Comparing Key Types: Choosing the Right Approach
Evaluating key types based on data warehouse requirements
When designing a data warehouse, selecting the appropriate key type is crucial for optimal performance and functionality. Different key types serve various purposes and have distinct advantages depending on the specific requirements of your data warehouse.

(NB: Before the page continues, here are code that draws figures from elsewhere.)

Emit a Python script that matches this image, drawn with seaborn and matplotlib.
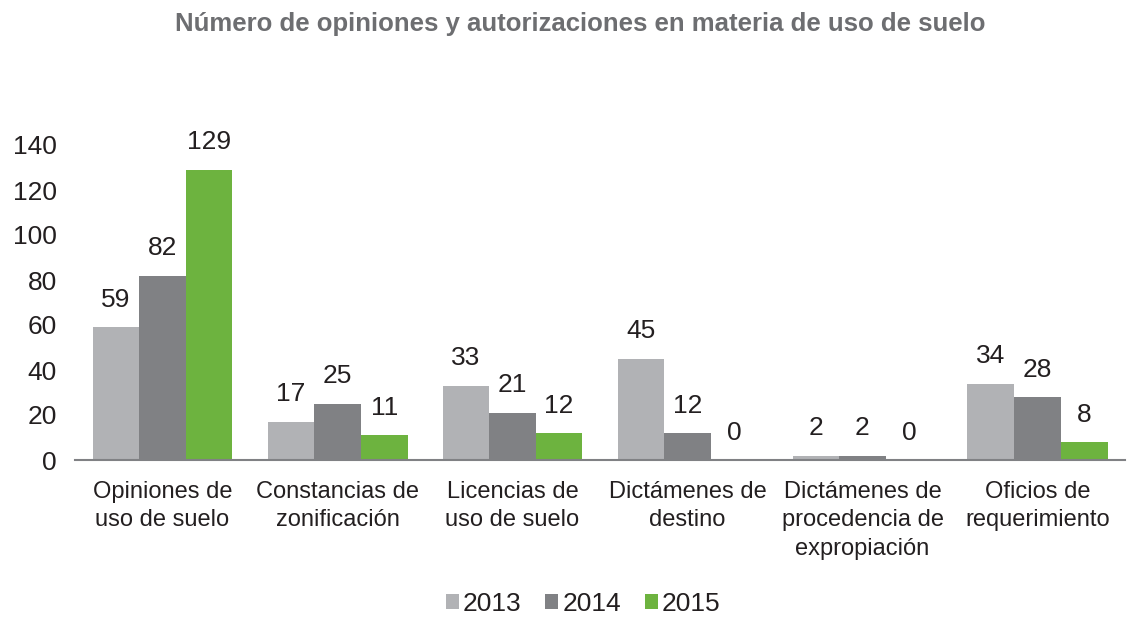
import matplotlib
matplotlib.use("Agg")
import matplotlib.pyplot as plt
import seaborn as sns
import pandas as pd

categories = [
    "Opiniones de\nuso de suelo",
    "Constancias de\nzonificación",
    "Licencias de\nuso de suelo",
    "Dictámenes de\ndestino",
    "Dictámenes de\nprocedencia de\nexpropiación",
    "Oficios de\nrequerimiento",
]
years = ["2013", "2014", "2015"]
values_2013 = [59, 17, 33, 45, 2, 34]
values_2014 = [82, 25, 21, 12, 2, 28]
values_2015 = [129, 11, 12, 0, 0, 8]
colors = ["#B1B2B5", "#808184", "#6DB33F"]
y_ticks = [0, 20, 40, 60, 80, 100, 120, 140]

df = pd.DataFrame({
    "categoria": categories * 3,
    "año": [years[0]] * 6 + [years[1]] * 6 + [years[2]] * 6,
    "valor": values_2013 + values_2014 + values_2015,
})

sns.set_theme(style="white")
plt.rcParams["font.family"] = ["Liberation Sans", "DejaVu Sans"]

text_color = "#231F20"

fig = plt.figure(figsize=(11.27, 6.18), dpi=100)
ax = fig.add_axes([75 / 1127, 1 - 460 / 618, 1050 / 1127, 315 / 618])

sns.barplot(data=df, x="categoria", y="valor", hue="año", palette=colors,
            order=categories, hue_order=years, width=0.8, saturation=1,
            linewidth=0, ax=ax, legend=True)

ax.set_ylim(0, 140)
ax.set_yticks(y_ticks)
ax.set_xlabel("")
ax.set_ylabel("")
for s in ["top", "right", "left"]:
    ax.spines[s].set_visible(False)
ax.spines["bottom"].set_color("#808184")
ax.spines["bottom"].set_linewidth(1.5)
ax.tick_params(axis="y", length=0, labelsize=19, colors=text_color, pad=13)
ax.tick_params(axis="x", length=0, labelsize=17, colors=text_color, pad=15)
for lbl in ax.get_xticklabels():
    lbl.set_linespacing(1.38)

for container in ax.containers:
    ax.bar_label(container, fmt="%d", padding=11, fontsize=19,
                 color=text_color, clip_on=False)

handles, labels = ax.get_legend_handles_labels()
ax.legend(handles, labels, loc="center", bbox_to_anchor=(583 / 1127, 1 - 604 / 618),
          bbox_transform=fig.transFigure, ncol=3, frameon=False,
          fontsize=19, handlelength=0.5, handleheight=0.5, handletextpad=0.15,
          columnspacing=0.9, labelcolor=text_color)

fig.text(580 / 1127, 1 - 24 / 618,
         "Número de opiniones y autorizaciones en materia de uso de suelo",
         ha="center", va="center", fontsize=18.5, fontweight="bold", color="#6D6E71")

fig.savefig("out.png", dpi=100)
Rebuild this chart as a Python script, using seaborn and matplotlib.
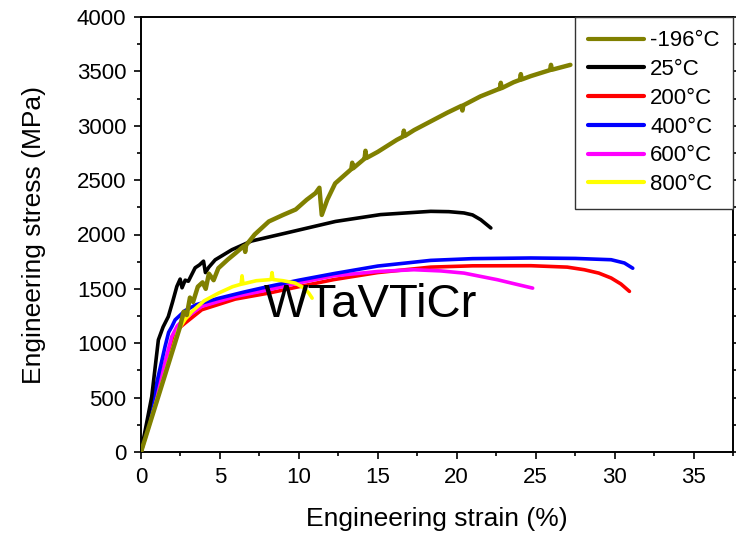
import matplotlib
matplotlib.use("Agg")
import matplotlib.pyplot as plt
from matplotlib.ticker import MultipleLocator
from matplotlib.lines import Line2D
import seaborn as sns
import pandas as pd

# ---- data ----
labels = ["-196°C", "25°C", "200°C", "400°C", "600°C", "800°C"]
colors = ["#808000", "#000000", "#ff0000", "#0000ff", "#ff00ff", "#ffff00"]

strain_m196 = [0, 2.45, 2.7, 2.9, 3.1, 3.3, 3.6, 3.9, 4.1, 4.3, 4.6, 4.9, 5.5, 6.0, 6.4,
               6.54, 6.6, 6.66, 7.2, 8.1, 9.0, 9.8, 10.5, 11.05, 11.3, 11.45, 11.8, 12.3, 13.0,
               13.32, 13.38, 13.44, 14.1, 14.16, 14.22, 14.28, 15.0, 16.2,
               16.59, 16.65, 16.71, 17.3, 18.35, 19.4, 20.3, 20.36, 20.42,
               21.5, 22.6, 22.73, 22.79, 22.85, 23.6, 24.0, 24.06, 24.12, 24.7,
               25.91, 25.97, 26.03, 27.2]
stress_m196 = [0, 1140, 1290, 1260, 1420, 1380, 1520, 1560, 1500, 1640, 1580, 1690, 1770, 1830,
               1880, 1895, 1840, 1902, 2000, 2120, 2180, 2230, 2320, 2380, 2430, 2180, 2320, 2470,
               2560, 2601, 2660, 2609, 2690, 2697, 2770, 2703, 2760, 2870,
               2900, 2955, 2906, 2960, 3040, 3120, 3183, 3140, 3188,
               3270, 3334, 3340, 3395, 3346, 3400, 3422, 3475, 3426, 3457,
               3512, 3560, 3515, 3560]

strain_25 = [0, 0.68, 1.1, 1.4, 1.73, 2.0, 2.27, 2.48, 2.6, 2.8, 3.0, 3.43, 3.7, 3.96, 4.08, 4.3,
             4.7, 5.76, 7.0, 9.14, 12.32, 15.17, 18.35, 19.5, 20.46, 21.0, 21.52, 22.16]
stress_25 = [0, 509, 1031, 1150, 1245, 1380, 1522, 1590, 1510, 1580, 1570, 1694, 1720, 1755, 1650,
             1700, 1767, 1860, 1940, 2012, 2120, 2183, 2213, 2210, 2198, 2180, 2136, 2060]

strain_200 = [0, 2.16, 2.5, 2.79, 3.85, 5.97, 8.08, 10.0, 12.2, 15.0, 18.35, 21.0, 24.7, 27.0,
              28.08, 29.0, 29.78, 30.4, 30.94]
stress_200 = [0, 1095, 1150, 1185, 1308, 1406, 1461, 1520, 1585, 1650, 1700, 1712, 1713, 1700,
              1676, 1645, 1600, 1545, 1477]

strain_400 = [0, 1.52, 1.75, 1.95, 2.16, 2.79, 3.5, 4.91, 6.5, 8.08, 10.0, 12.2, 15.0, 18.35,
              21.0, 24.7, 27.5, 29.78, 30.62, 31.15]
stress_400 = [0, 968, 1100, 1152, 1215, 1300, 1355, 1413, 1470, 1522, 1580, 1640, 1710, 1762,
              1778, 1784, 1780, 1768, 1738, 1690]

strain_600 = [0, 1.95, 2.3, 2.79, 3.85, 5.97, 8.08, 10.0, 12.2, 15.0, 17.29, 19.0, 20.46, 21.5,
              22.58, 23.7, 24.81]
stress_600 = [0, 1062, 1160, 1231, 1339, 1430, 1492, 1555, 1620, 1660, 1676, 1665, 1645, 1615,
              1584, 1545, 1507]

strain_800 = [0, 2.37, 2.8, 3.22, 4.0, 4.91, 5.8, 6.34, 6.4, 6.46, 7.3, 8.08, 8.24, 8.3, 8.36,
              9.0, 9.78, 10.3, 10.63, 10.84]
stress_800 = [0, 1123, 1220, 1291, 1390, 1461, 1520, 1543, 1620, 1546, 1575, 1584, 1586, 1650,
              1586, 1575, 1553, 1510, 1461, 1415]

x_ticks = [0, 5, 10, 15, 20, 25, 30, 35]
y_ticks = [0, 500, 1000, 1500, 2000, 2500, 3000, 3500, 4000]

series = [(strain_m196, stress_m196), (strain_25, stress_25), (strain_200, stress_200),
          (strain_400, stress_400), (strain_600, stress_600), (strain_800, stress_800)]
rows = []
for lab, (xs, ys) in zip(labels, series):
    for xv, yv in zip(xs, ys):
        rows.append({"strain": xv, "stress": yv, "T": lab})
df = pd.DataFrame(rows)

sns.set_theme(style="ticks")
plt.rcParams["font.family"] = ["Liberation Sans", "DejaVu Sans"]
plt.rcParams["text.color"] = "black"
plt.rcParams["axes.labelcolor"] = "black"
plt.rcParams["xtick.color"] = "black"
plt.rcParams["ytick.color"] = "black"

fig = plt.figure(figsize=(7.36, 5.34), dpi=100)
ax = fig.add_axes([141 / 736, 1 - 452 / 534, (733 - 141) / 736, (452 - 17) / 534])

sns.lineplot(data=df, x="strain", y="stress", hue="T", hue_order=labels,
             palette=dict(zip(labels, colors)), sort=False, estimator=None, units="T",
             linewidth=2.6, ax=ax, legend=False)

zorders = {"-196°C": 8, "25°C": 7, "200°C": 3, "400°C": 5, "600°C": 4, "800°C": 6}
for line, lab in zip(ax.lines, labels):
    line.set_zorder(zorders[lab])
    line.set_solid_joinstyle("round")
    if lab == "-196°C":
        line.set_linewidth(3.2)

ax.set_xlim(0, 37.5)
ax.set_ylim(0, 4000)
ax.set_xticks(x_ticks)
ax.set_yticks(y_ticks)
ax.xaxis.set_minor_locator(MultipleLocator(2.5))
ax.yaxis.set_minor_locator(MultipleLocator(250))
ax.tick_params(which="major", direction="out", length=5, width=1.2, labelsize=16,
               color="black", labelcolor="black", right=True, top=False, pad=5.5)
ax.tick_params(which="minor", direction="out", length=3, width=1.2, right=True, top=False)
for sp in ax.spines.values():
    sp.set_visible(True)
    sp.set_linewidth(1.4)
    sp.set_color("black")

ax.set_xlabel("Engineering strain (%)", fontsize=19, labelpad=14)
ax.set_ylabel("Engineering stress (MPa)", fontsize=19, labelpad=22)

ax.text(7.75, 1241, "WTaVTiCr", fontsize=34, ha="left", va="baseline", color="black", zorder=10)

handles = [Line2D([0], [0], color=c, lw=3) for c in colors]
leg = ax.legend(handles, labels, loc="upper right", bbox_to_anchor=(1, 1), borderaxespad=0,
                fontsize=16, handlelength=2.5, handletextpad=0.3, labelspacing=0.35,
                borderpad=0.6, frameon=True, fancybox=False, edgecolor="#333333",
                framealpha=1)
leg.get_frame().set_linewidth(1.0)
leg.set_zorder(20)

fig.savefig("out.png", dpi=100)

| Key Type | Best Use Case | Advantages | Disadvantages |
|---|---|---|---|
| Primary Key | Uniquely identifying records | Ensures data integrity | Can be complex for composite keys |
| Surrogate Key | Simplifying relationships | Improves query performance | Requires additional storage |
| Unique Key | Enforcing data uniqueness | Allows multiple unique constraints | May impact insert/update performance |
| Natural Key | Leveraging existing data | No additional column needed | Can change over time |
| Foreign Key | Establishing table relationships | Maintains referential integrity | May slow down data loading |
Performance considerations for different key types
The choice of key type can significantly impact query performance and data retrieval speed. Consider the following:
- Surrogate keys often outperform natural keys in join operations
- Composite primary keys may slow down queries compared to single-column keys
- Foreign keys can impact insert and update operations due to constraint checks
Scalability and maintainability factors
When evaluating key types, consider long-term scalability and maintainability:
- Surrogate keys offer better scalability for growing datasets
- Natural keys may require updates if business rules change
- Foreign keys help maintain data consistency but can complicate schema changes
Best practices for key selection in data warehouse design
To optimize your data warehouse design:
- Use surrogate keys for dimension tables to simplify ETL processes
- Implement natural keys when they have business significance and stability
- Employ foreign keys to enforce referential integrity between fact and dimension tables
- Consider a combination of key types to balance performance and data integrity
By carefully evaluating these factors and following best practices, you can choose the most appropriate key types for your data warehouse, ensuring optimal performance, scalability, and maintainability.
Keys play a crucial role in organizing and managing data within a data warehouse environment. Primary keys serve as unique identifiers for records, while surrogate keys offer a simplified approach to data management. Unique keys ensure data distinctiveness, and natural keys leverage inherent attributes of the data. Foreign keys establish relationships between tables, enabling complex data structures and analysis.
When designing a data warehouse, carefully consider the strengths and limitations of each key type. Choose the appropriate key strategy based on your specific requirements, data characteristics, and long-term scalability needs. By understanding and effectively implementing these key types, you can create a robust and efficient data warehouse that supports accurate analysis and informed decision-making.